By Kang Seung-woo
The government is poised to restart the stalled privatization of the state-run Woori Financial Group, despite the latest setback in selling its controlling stake, the nation’s top financial regulator said Wednesday.
In addition, it will seek the privatization of the Korea Development Bank (KDB) next year.
“It is disappointing that the deal fell through last week,” Financial Services Commission (FSC) Chairman Chin Dong-soo told reporters during a briefing.
“We will try our best to come up with a new plan and draw up measures to sell our share of Woori Financial as soon as possible.”
His remark came after the Public Fund Oversight Committee (PFOC) suspended its move for the sale of a 56.97 percent stake in Woori Financial, held by the Korea Deposit Insurance Corp. (KDIC), Friday, due to the absence of a valid bidder.
In November, 11 local and foreign prospective buyers submitted letters of intent (LOI) to buy part or the entire stake, but two Woori Financial-led consortia, the top-two prospective buyers, dropped out of the bidding, citing too high a price.

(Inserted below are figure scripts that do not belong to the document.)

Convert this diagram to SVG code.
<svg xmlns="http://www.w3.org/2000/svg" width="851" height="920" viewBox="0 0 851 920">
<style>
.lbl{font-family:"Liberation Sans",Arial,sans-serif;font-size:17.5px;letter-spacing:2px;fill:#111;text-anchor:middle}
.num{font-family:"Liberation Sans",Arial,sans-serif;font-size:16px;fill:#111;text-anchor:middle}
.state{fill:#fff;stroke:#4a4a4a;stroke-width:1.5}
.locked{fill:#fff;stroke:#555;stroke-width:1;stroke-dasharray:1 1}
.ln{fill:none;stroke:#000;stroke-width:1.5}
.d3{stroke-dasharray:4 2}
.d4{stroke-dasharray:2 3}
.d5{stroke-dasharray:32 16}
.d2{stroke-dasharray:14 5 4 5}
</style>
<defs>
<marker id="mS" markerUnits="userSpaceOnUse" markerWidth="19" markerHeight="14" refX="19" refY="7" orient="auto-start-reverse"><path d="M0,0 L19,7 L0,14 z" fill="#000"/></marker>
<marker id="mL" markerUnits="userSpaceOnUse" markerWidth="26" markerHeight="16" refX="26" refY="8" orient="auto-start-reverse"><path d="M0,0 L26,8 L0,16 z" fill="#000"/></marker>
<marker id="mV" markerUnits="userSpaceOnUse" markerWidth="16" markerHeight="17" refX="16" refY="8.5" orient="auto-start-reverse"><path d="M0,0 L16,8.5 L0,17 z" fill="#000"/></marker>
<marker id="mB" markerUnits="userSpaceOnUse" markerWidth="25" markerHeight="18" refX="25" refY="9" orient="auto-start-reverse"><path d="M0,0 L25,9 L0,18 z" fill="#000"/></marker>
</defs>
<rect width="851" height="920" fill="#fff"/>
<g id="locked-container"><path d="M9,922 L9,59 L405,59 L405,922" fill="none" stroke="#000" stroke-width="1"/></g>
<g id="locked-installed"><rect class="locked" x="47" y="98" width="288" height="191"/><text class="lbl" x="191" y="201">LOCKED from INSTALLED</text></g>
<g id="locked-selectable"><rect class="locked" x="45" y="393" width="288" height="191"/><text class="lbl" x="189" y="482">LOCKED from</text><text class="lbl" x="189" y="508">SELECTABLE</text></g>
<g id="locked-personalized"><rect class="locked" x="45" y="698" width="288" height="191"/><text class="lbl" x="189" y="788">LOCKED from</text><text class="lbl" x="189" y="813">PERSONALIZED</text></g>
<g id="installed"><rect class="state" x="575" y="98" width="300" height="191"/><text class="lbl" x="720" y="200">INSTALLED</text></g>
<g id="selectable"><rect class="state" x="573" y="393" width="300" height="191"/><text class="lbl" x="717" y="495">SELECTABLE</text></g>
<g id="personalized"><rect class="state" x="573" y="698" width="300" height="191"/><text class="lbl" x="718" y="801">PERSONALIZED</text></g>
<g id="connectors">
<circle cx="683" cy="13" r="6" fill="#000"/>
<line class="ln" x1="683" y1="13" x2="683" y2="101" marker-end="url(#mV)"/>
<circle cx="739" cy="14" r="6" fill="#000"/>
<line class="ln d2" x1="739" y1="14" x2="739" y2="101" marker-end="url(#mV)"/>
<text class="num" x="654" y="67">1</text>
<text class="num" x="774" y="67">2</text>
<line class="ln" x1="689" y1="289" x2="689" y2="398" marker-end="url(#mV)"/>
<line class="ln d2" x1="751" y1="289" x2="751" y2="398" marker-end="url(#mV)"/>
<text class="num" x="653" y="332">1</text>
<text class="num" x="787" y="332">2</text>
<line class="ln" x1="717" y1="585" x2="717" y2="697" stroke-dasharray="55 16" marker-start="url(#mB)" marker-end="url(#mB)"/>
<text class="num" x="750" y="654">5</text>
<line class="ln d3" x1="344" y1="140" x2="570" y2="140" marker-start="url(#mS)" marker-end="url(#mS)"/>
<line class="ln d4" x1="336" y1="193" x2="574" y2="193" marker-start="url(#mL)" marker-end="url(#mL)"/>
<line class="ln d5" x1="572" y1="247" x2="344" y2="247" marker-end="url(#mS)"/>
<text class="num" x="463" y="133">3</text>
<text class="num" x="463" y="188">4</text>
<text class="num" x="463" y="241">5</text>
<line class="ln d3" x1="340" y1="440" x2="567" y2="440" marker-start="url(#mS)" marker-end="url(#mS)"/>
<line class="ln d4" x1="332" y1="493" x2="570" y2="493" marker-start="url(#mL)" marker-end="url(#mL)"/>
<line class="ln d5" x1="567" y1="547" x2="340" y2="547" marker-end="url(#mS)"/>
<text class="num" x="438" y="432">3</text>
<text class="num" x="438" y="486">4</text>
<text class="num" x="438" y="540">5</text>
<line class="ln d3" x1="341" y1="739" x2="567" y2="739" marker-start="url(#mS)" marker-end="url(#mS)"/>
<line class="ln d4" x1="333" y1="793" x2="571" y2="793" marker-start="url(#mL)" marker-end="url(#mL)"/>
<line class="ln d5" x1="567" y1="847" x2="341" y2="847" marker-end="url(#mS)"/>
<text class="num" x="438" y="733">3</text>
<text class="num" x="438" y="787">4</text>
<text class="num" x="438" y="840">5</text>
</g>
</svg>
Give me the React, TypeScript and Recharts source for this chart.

As a result, the PFOC, the country’s public fund watchdog, is expected to ease criteria for the sale, reflecting Woori’s protest against a substantial management control premium payment.
The chairman also said that the privatization of KDB is in the offing.

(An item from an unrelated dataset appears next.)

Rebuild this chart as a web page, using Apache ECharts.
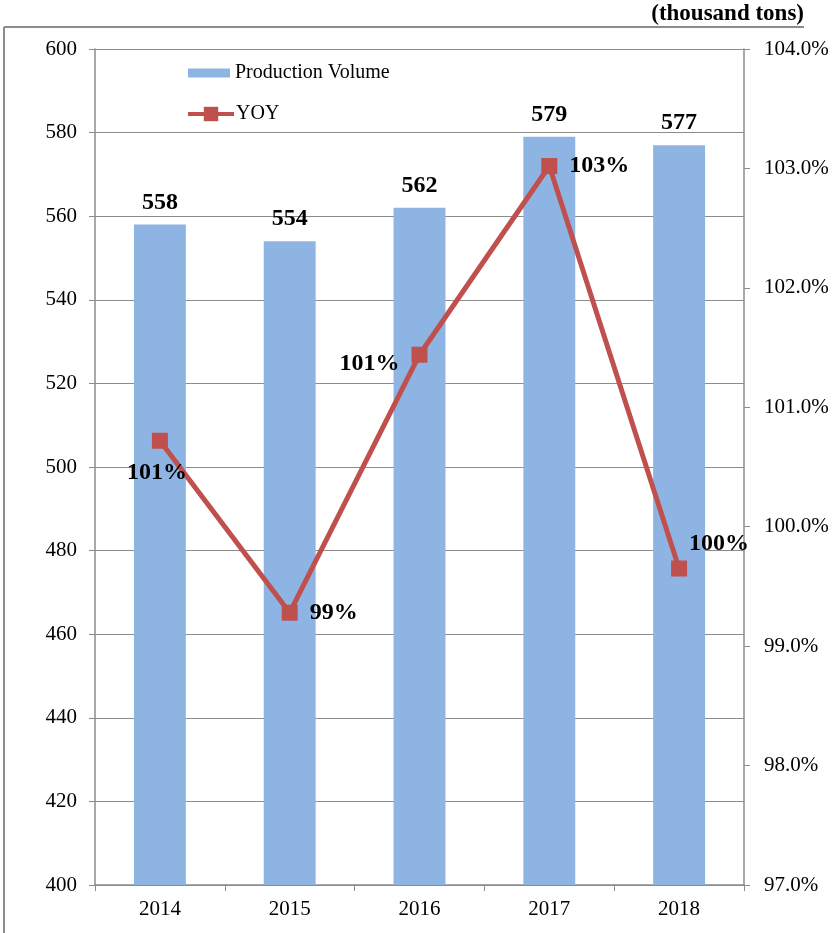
<!DOCTYPE html>
<html>
<head>
<meta charset="utf-8">
<script src="https://cdn.jsdelivr.net/npm/echarts@6/dist/echarts.min.js"></script>
<style>
  html, body { margin: 0; padding: 0; background: #fff; }
  #chart { width: 834px; height: 933px; }
</style>
</head>
<body>
<div id="chart"></div>
<script>
const years = ['2014', '2015', '2016', '2017', '2018']
const production = [558, 554, 562, 579, 577]
const yoy = [100.72, 99.28, 101.44, 103.02, 99.65]
// where each YOY label sits around its point
const yoyLabelPos = ['bottom', 'right', 'left', 'right', 'right']

const serif = 'Liberation Serif'
const axisGrey = '#8c8c8c'

const chart = echarts.init(document.getElementById('chart'))

const yoyData = yoy.map((v, i) => {
  const item = { value: v, label: { position: yoyLabelPos[i] } }
  if (i === 0) item.label.offset = [-3, 0]
  if (i === 2) item.label.offset = [0, 9]
  if (i === 4) item.label.offset = [-10, -25]
  return item
})

const option = {
  animation: false,
  backgroundColor: '#fff',
  textStyle: { fontFamily: serif },
  graphic: [
    { type: 'line', shape: { x1: 4, y1: 27, x2: 804, y2: 27 }, style: { stroke: '#8c8c8c', lineWidth: 2 } },
    { type: 'line', shape: { x1: 4, y1: 27, x2: 4, y2: 933 }, style: { stroke: '#8c8c8c', lineWidth: 2 } },
    {
      type: 'text', right: 30, top: 3,
      style: { text: '(thousand tons)', font: 'bold 23px "Liberation Serif"', fill: '#000' }
    }
  ],
  grid: { left: 95, right: 90, top: 49, bottom: 48 },
  legend: [{
    data: [{ name: 'Production Volume', icon: 'rect' }],
    left: 188, top: 63, padding: 0,
    itemWidth: 42, itemHeight: 9, itemGap: 4,
    textStyle: { fontFamily: serif, fontSize: 20, color: '#000' }
  }, {
    data: ['YOY'],
    left: 186, top: 104, padding: 0,
    itemWidth: 46, itemHeight: 18, itemGap: 4,
    lineStyle: { width: 4 },
    textStyle: { fontFamily: serif, fontSize: 20, color: '#000', padding: [0, 0, 0, -3] }
  }],
  xAxis: {
    type: 'category',
    data: years,
    axisLine: { lineStyle: { color: axisGrey, width: 1.5 } },
    axisTick: { show: true, alignWithLabel: false, length: 6, lineStyle: { color: axisGrey } },
    axisLabel: { color: '#000', fontSize: 21, fontFamily: serif, margin: 14 }
  },
  yAxis: [{
    type: 'value',
    min: 400, max: 600, interval: 20,
    axisLine: { show: true, lineStyle: { color: axisGrey, width: 1.5 } },
    axisTick: { show: true, length: 6, lineStyle: { color: axisGrey } },
    axisLabel: { color: '#000', fontSize: 21, fontFamily: serif, margin: 18 },
    splitLine: { lineStyle: { color: axisGrey, width: 1.2 } }
  }, {
    type: 'value',
    min: 97, max: 104, interval: 1,
    axisLine: { show: true, lineStyle: { color: axisGrey, width: 1.5 } },
    axisTick: { show: true, length: 6, lineStyle: { color: axisGrey } },
    axisLabel: {
      color: '#000', fontSize: 21, fontFamily: serif, margin: 20,
      formatter: v => v.toFixed(1) + '%'
    },
    splitLine: { show: false }
  }],
  series: [{
    name: 'Production Volume',
    type: 'bar',
    data: production,
    barWidth: '40%',
    itemStyle: { color: '#8eb4e3' },
    label: {
      show: true, position: 'top', distance: 10,
      color: '#000', fontSize: 24, fontWeight: 'bold', fontFamily: serif
    }
  }, {
    name: 'YOY',
    type: 'line',
    yAxisIndex: 1,
    data: yoyData,
    symbol: 'rect',
    symbolSize: 16,
    lineStyle: { color: '#c0504d', width: 5 },
    itemStyle: { color: '#c0504d' },
    label: {
      show: true, distance: 12,
      color: '#000', fontSize: 24, fontWeight: 'bold', fontFamily: serif,
      formatter: p => Math.round(p.value) + '%'
    }
  }]
}
chart.setOption(option)
</script>
</body>
</html>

“In a way, the attempt to transfer KDB into private hands is a much tougher job than Woori, so we plan to set up a taskforce and seek ways and alternatives,” he said.
But he said the Industrial Bank of Korea (IBK) needs to remain a state-run lender to support small- and medium-sized enterprises (SMEs).
In response to Hyundai Group’s broken deal with creditors to buy top builder Hyundai Engineering and Construction (HE&C), Chin said that the FSC will investigate the nature and source of funds to be used to acquire state-controlled shares.
Creditors, headed by the Korea Exchange Bank (KEB) scrapped a stock transaction deal with Hyundai Group, selected as the preferred bidder last month, earlier this week after the group failed to verify its financing plans.
“The financial authority hopes takeover deals will be completed in the market without interference from the government. We intend to look more carefully into deals led by government-run institutions,” he said.